-- Problem to solve --
Reproduce exactly and only the lines running from the one with "Clone this chart in seaborn and matplotlib." through the one with "import pandas as pd", both end lines included.

-- Information supplied --
start

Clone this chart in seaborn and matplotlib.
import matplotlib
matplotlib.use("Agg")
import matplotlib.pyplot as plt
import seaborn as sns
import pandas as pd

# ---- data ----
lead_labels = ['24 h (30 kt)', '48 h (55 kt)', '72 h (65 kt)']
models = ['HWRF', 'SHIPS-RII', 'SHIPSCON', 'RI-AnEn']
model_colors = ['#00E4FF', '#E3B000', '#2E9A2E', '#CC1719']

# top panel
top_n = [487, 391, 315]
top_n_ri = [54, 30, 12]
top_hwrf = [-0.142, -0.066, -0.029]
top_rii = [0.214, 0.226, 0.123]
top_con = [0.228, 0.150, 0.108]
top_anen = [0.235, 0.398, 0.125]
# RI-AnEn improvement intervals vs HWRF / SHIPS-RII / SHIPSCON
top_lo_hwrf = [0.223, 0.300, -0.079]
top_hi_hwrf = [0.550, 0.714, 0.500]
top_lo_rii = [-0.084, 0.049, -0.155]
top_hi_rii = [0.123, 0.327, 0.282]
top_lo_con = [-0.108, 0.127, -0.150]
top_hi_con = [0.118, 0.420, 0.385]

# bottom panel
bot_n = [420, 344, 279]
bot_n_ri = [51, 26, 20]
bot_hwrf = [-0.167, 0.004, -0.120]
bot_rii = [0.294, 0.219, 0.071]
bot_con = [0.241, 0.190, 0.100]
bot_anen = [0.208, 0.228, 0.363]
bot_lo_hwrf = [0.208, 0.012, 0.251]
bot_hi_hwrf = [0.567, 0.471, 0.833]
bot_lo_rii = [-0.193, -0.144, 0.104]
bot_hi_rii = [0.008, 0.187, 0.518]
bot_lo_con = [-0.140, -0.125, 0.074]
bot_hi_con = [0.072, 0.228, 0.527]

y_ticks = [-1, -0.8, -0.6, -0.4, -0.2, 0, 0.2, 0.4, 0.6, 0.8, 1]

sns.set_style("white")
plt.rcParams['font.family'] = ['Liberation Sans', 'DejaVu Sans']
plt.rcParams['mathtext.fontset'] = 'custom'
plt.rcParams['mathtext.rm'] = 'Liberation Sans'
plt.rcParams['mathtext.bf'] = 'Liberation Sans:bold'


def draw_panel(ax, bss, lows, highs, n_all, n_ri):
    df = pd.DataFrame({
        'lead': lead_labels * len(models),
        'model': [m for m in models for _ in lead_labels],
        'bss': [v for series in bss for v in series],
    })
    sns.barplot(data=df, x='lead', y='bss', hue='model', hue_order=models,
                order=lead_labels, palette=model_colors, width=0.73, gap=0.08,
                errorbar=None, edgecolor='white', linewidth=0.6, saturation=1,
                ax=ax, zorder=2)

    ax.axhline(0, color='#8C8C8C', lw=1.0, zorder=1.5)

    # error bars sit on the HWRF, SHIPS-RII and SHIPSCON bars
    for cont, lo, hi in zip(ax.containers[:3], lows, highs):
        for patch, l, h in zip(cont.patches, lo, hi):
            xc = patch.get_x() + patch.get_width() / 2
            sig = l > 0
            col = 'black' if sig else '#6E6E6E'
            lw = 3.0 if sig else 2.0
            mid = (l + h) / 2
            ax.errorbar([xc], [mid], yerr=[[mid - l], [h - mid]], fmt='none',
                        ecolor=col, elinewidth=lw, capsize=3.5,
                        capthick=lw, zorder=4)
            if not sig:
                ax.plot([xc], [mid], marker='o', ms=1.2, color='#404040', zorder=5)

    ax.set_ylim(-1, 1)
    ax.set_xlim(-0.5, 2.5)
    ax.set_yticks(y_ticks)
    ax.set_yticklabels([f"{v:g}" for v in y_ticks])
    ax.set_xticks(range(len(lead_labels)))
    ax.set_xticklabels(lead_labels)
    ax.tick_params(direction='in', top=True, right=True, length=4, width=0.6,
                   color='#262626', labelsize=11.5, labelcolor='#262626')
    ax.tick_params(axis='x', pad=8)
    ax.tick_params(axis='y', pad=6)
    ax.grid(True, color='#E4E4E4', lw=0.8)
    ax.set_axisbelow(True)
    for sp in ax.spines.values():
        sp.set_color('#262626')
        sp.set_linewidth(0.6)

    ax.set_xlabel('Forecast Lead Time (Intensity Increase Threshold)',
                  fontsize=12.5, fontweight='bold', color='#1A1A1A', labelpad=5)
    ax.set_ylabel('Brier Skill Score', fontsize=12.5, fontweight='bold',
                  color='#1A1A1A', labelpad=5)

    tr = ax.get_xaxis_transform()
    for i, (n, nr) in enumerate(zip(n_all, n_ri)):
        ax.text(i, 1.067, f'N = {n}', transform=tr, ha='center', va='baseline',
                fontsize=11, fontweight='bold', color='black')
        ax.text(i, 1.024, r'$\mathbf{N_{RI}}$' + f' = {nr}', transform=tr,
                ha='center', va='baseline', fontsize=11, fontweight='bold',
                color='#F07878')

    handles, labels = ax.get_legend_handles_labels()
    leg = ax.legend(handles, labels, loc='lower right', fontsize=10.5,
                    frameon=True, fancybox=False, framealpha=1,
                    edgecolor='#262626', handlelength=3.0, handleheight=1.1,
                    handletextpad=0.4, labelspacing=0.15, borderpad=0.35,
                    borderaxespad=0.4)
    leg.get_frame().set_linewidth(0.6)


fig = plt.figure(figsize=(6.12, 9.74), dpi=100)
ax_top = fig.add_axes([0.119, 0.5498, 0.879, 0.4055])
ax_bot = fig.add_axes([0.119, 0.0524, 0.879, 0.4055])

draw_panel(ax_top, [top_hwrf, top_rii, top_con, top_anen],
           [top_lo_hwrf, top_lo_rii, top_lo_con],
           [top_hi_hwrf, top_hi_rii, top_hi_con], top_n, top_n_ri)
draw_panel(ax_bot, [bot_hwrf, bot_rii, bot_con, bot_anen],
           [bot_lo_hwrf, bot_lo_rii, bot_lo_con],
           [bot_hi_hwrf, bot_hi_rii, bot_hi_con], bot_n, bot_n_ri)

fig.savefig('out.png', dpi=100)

end
start

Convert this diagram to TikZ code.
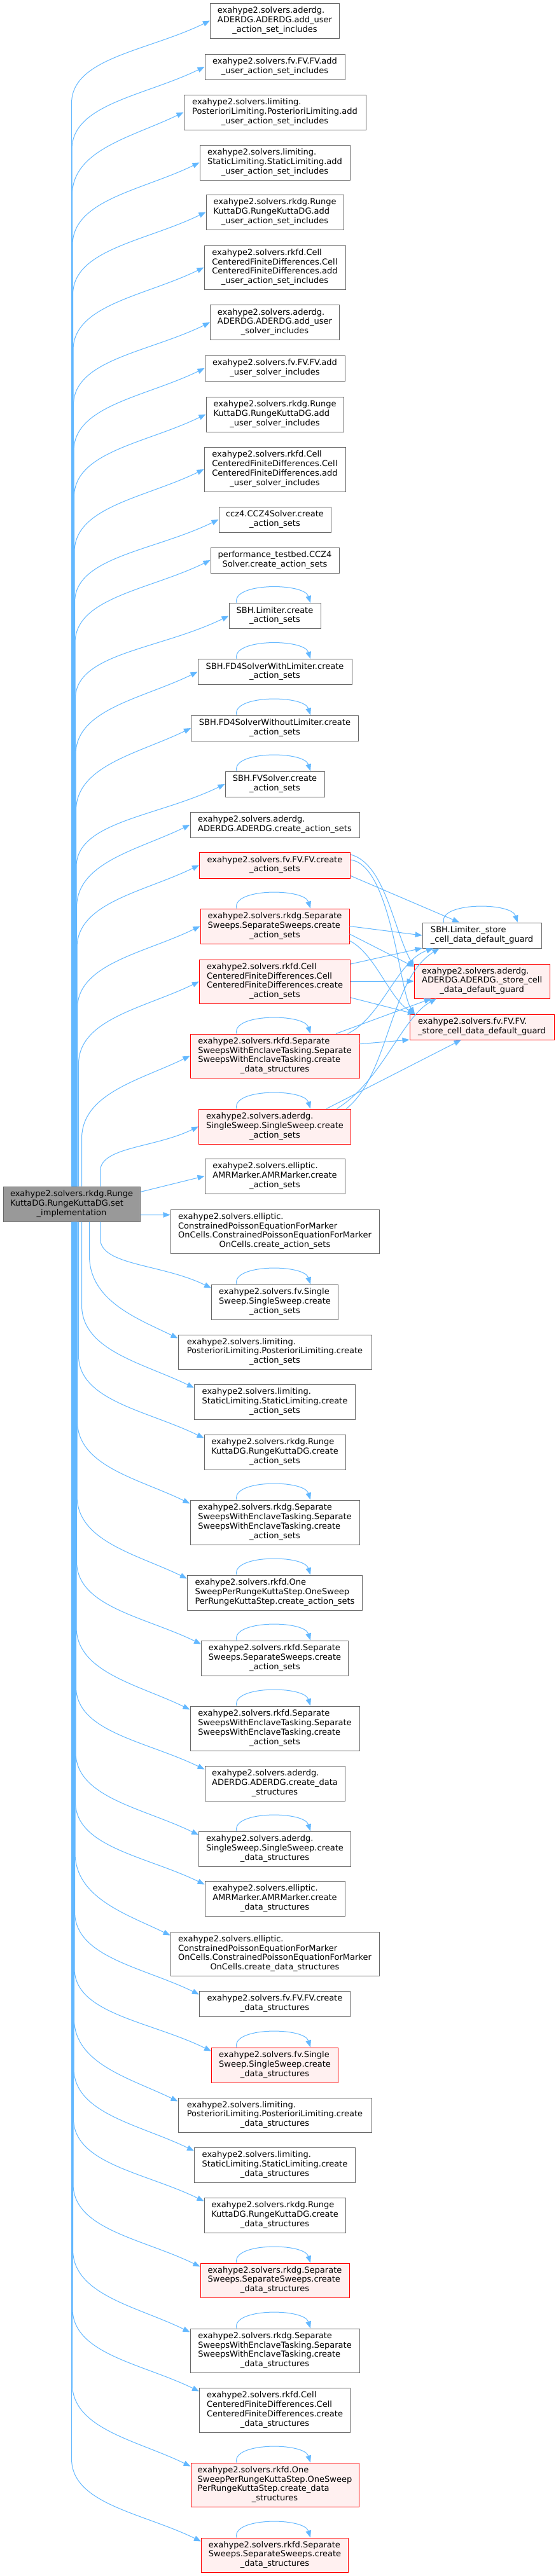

end

-- Solution to the problem --
Clone this chart in seaborn and matplotlib.
import matplotlib
matplotlib.use("Agg")
import matplotlib.pyplot as plt
import seaborn as sns
import pandas as pd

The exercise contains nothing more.